The company is a pioneer in soya chunks which are associated with nutrition and good health. The company further expanded its packaged food portfolio by acquiring the ‘Pantanjali’ product portfolio of biscuits, cookies, rusks, noodles, and breakfast cereals. The company is also involved in to the wind power generation business, where the renewable power generated is used for sale and for captive use. The company also leverages Pantanjali’s expertise and technical know-how in nutraceuticals and benefit from the synergy in the research and development and the pan India distribution network. The company offers a diverse range of products from the likes of edible oils, oleo chemicals, honey and atta, oil palm plantation, biscuits, cookies, and rusks to noodles and breakfast cereals.
Details about the FPO
Following are the details of the company’s FPO:
- The company is not yet out with its FPO subscription dates.
- The company is not yet out with its FPO issue price, through which valuations can be assessed.
- The company’s shares will list on the NSE and the BSE.
Objectives of the FPO
Following are the objectives of the company’s FPO:
- The company will receive gross proceeds from the issue amounting to ₹4, 30,000 lakhs.
- Out of this, the company will use a part of the net proceeds towards repayment/prepayment of certain borrowings availed by the company.
- The company will also use a part of the proceeds to fund the working capital requirements of the company.
- A part of the proceeds will also be used towards general corporate purposes.
- Further, the company wants to enhance its credibility and corporate image by listing its shares on the stock exchanges.
Following are the key strengths in the company’s business:
- The company has a strong promoter pedigree of the Swami Ramdev led Patanjali group, a leading FMCG and wellness-oriented brand.
- The company has an experienced leadership and management team.
- The company is upstream and downstream integrated and is one of the key players in Oil Palm Plantation.
- The company has a good track record of managing volatility in commodity prices and foreign exchange markets.
- The company’s products enjoy strong brand recognition in the Indian market.
- The company benefits from a strong, established and extensive distribution network.
- The company has also forayed into health and wellness space with the launch of Nutraceuticals.
Following are the key risks in the company’s business:
- The company’s revenues significantly depend on the sale of edible oil products.
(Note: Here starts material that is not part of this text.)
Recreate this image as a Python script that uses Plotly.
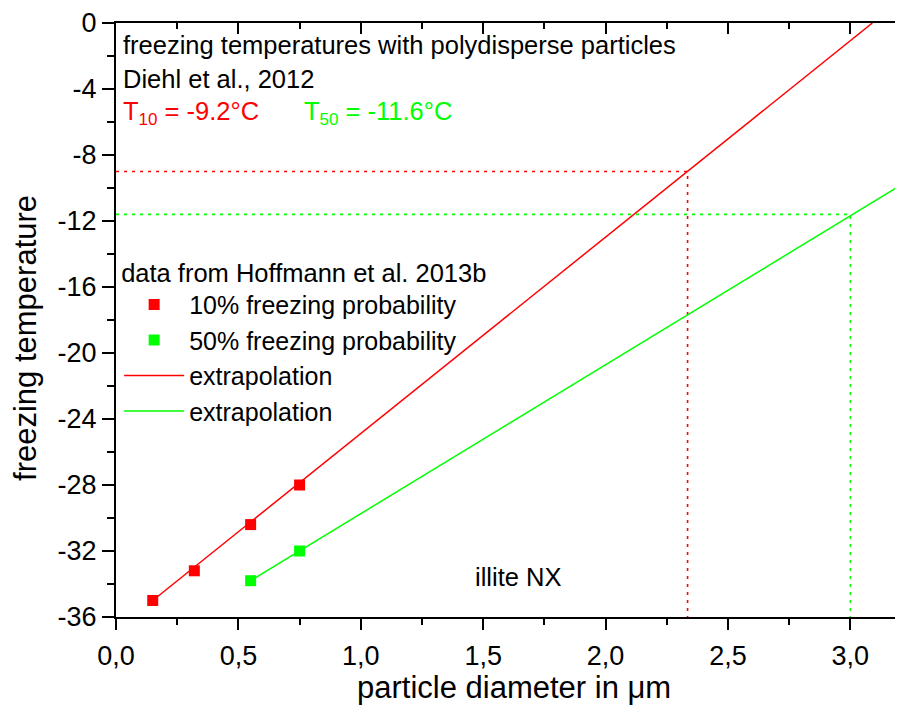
import plotly.graph_objects as go

# ---- data ----
d10 = [0.15, 0.32, 0.55, 0.75]          # particle diameter (µm), 10% freezing probability
t10 = [-35.0, -33.2, -30.4, -28.0]      # freezing temperature (°C)
d50 = [0.55, 0.75]                      # particle diameter (µm), 50% freezing probability
t50 = [-33.8, -32.0]

ext10_x = [0.15, 3.09]                  # extrapolation 10%
ext10_y = [-35.0, 0.0]
ext50_x = [0.55, 3.22]                  # extrapolation 50%
ext50_y = [-33.8, -9.7]

guide10_x = [0.0, 2.335, 2.335]         # dotted guides for the polydisperse values
guide10_y = [-9.0, -9.0, -36.0]
guide50_x = [0.0, 3.0, 3.0]
guide50_y = [-11.6, -11.6, -36.0]

y_tickvals = [0, -4, -8, -12, -16, -20, -24, -28, -32, -36]
y_ticktext = ["0", "-4", "-8", "-12", "-16", "-20", "-24", "-28", "-32", "-36"]

RED = "#ff0000"
GREEN = "#00ff00"
FONT = "Liberation Sans, Arial, sans-serif"
TXT = 25.5

fig = go.Figure()

fig.add_trace(go.Scatter(x=guide10_x, y=guide10_y, mode="lines",
                         line=dict(color=RED, width=1.6, dash="3px,5px"),
                         showlegend=False, hoverinfo="skip"))
fig.add_trace(go.Scatter(x=guide50_x, y=guide50_y, mode="lines",
                         line=dict(color=GREEN, width=1.6, dash="3px,5px"),
                         showlegend=False, hoverinfo="skip"))
fig.add_trace(go.Scatter(x=ext10_x, y=ext10_y, mode="lines", name="extrapolation",
                         line=dict(color=RED, width=1.5), legendrank=3))
fig.add_trace(go.Scatter(x=ext50_x, y=ext50_y, mode="lines", name="extrapolation",
                         line=dict(color=GREEN, width=1.5), legendrank=4))
fig.add_trace(go.Scatter(x=d10, y=t10, mode="markers", name="10% freezing probability",
                         marker=dict(symbol="square", size=11, color=RED), legendrank=1))
fig.add_trace(go.Scatter(x=d50, y=t50, mode="markers", name="50% freezing probability",
                         marker=dict(symbol="square", size=11, color=GREEN), legendrank=2))

# empty trace to carry the mirrored top / right axes
fig.add_trace(go.Scatter(x=[], y=[], xaxis="x2", yaxis="y2", showlegend=False, hoverinfo="skip"))

XR = [0, 3.215]
YR = [-36, 0]

# the page body has an 8px margin, so the figure is sized/offset to compensate
fig.update_layout(
    width=895, height=706,
    margin=dict(l=108, r=0, t=15, b=97),
    paper_bgcolor="white", plot_bgcolor="white",
    separators=",.",
    font=dict(family=FONT, size=TXT, color="black"),
    xaxis=dict(range=XR, showgrid=False, zeroline=False, automargin=False,
               showline=True, linewidth=2, linecolor="black",
               ticks="outside", ticklen=11, tickwidth=2, tickcolor="black",
               tickmode="linear", tick0=0, dtick=0.5, tickformat=".1f",
               tickfont=dict(size=27, family=FONT), ticklabelstandoff=3,
               minor=dict(ticks="outside", ticklen=6, tickwidth=2, tickcolor="black",
                          dtick=0.25, tick0=0, showgrid=False)),
    yaxis=dict(range=YR, showgrid=False, zeroline=False, automargin=False,
               showline=True, linewidth=2, linecolor="black",
               ticks="outside", ticklen=12, tickwidth=2, tickcolor="black",
               tickmode="array", tickvals=y_tickvals, ticktext=y_ticktext,
               tickfont=dict(size=27, family=FONT),
               minor=dict(ticks="outside", ticklen=7, tickwidth=2, tickcolor="black",
                          dtick=2, tick0=0, showgrid=False)),
    xaxis2=dict(range=XR, overlaying="x", side="top", anchor="y2", automargin=False,
                showgrid=False, zeroline=False, showticklabels=False,
                showline=True, linewidth=2, linecolor="black",
                ticks="inside", ticklen=11, tickwidth=2, tickcolor="black",
                tickmode="linear", tick0=0, dtick=0.5,
                minor=dict(ticks="inside", ticklen=6, tickwidth=2, tickcolor="black",
                           dtick=0.25, tick0=0, showgrid=False)),
    yaxis2=dict(range=YR, overlaying="y", side="right", anchor="x2", automargin=False,
                showgrid=False, zeroline=False, showticklabels=False, showline=False,
                ticks="inside", ticklen=4, tickwidth=2, tickcolor="black",
                tickmode="array", tickvals=y_tickvals),
    legend=dict(x=0.004, y=0.62, xanchor="left", yanchor="top",
                bgcolor="rgba(0,0,0,0)", borderwidth=0,
                font=dict(size=25, family=FONT),
                title=dict(text="data from Hoffmann et al. 2013b", font=dict(size=TXT, family=FONT)),
                traceorder="normal", itemsizing="trace", itemwidth=60),
    showlegend=True,
)

def note(text, x, y, color="black", size=TXT, **kw):
    fig.add_annotation(text=text, x=x, y=y, xref="paper", yref="paper",
                       xanchor=kw.pop("xanchor", "left"), yanchor=kw.pop("yanchor", "middle"),
                       showarrow=False, font=dict(size=size, color=color, family=FONT), **kw)

note("freezing temperatures with polydisperse particles", 0.006, 0.963)
note("Diehl et al., 2012", 0.006, 0.906)
note("T<sub><span style='font-size:17px'>10</span></sub> = -9.2°C", 0.006, 0.848, color=RED)
note("T<sub><span style='font-size:17px'>50</span></sub> = -11.6°C", 0.236, 0.848, color=GREEN)
note("illite NX", 0.4536, 0.0673)
note("particle diameter in μm", 0.506, -0.1195, size=31, xanchor="center")
note("freezing temperature", -0.1144, 0.4697, size=31, xanchor="center", textangle=-90)

fig.write_html("out.html")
For FY20, edible oil sales contributed 81% to the company’s total revenues, thus posing a concentration risk.
- The company is required to comply with the minimum public shareholding norms and any further share sales in this regards could significantly affect the share price.
- Unfavorable local and global weather patterns may have an adverse effect on the company’s business and its financial condition.
- The company is involved in certain legal proceedings. Any adverse effect on this front could impact the company’s business.
- The company’s cashflow from operations were negative for FY20.
- The company’s promoters have pledged their shares.
Fundamentals of the company
Following are the fundamentals of the company:
- The company’s revenue from operations increased from ₹1202928 lakhs in FY18 to ₹1317536.56 lakhs in FY20.
- The company incurred a loss of ₹557327 lakhs in FY18, which turned into a profit of ₹771461 lakhs in FY20.
- The company’s earnings per share stood at ₹12.39 as of December 2020.
- The company’s net asset value stood at ₹126.8 per equity share as of December 2020.
- The company’s total borrowings stood at ₹399496 lakhs as of December 2020.
- The company’s equity share capital stood at ₹5915 lakhs as of December 2020.
Although there are no exact listed peers of Ruchi Soya Industries Limited owing to a wide range of products, the company counts Dabur Limited, Britannia Industries Limited, Nestle India Limited, Agro Tech Foods Limited, Zydus Wellness Limited, Godrej Agrovet Limited, Marico Limited, and ITC Limited among its peer group.
Following were the details regarding the company’s FPO. The company is not yet out with the FPO subscription dates and the FPO price. Investors should do their due diligence about the company’s business and valuations and then take a decision to invest in the company’s FPO or not.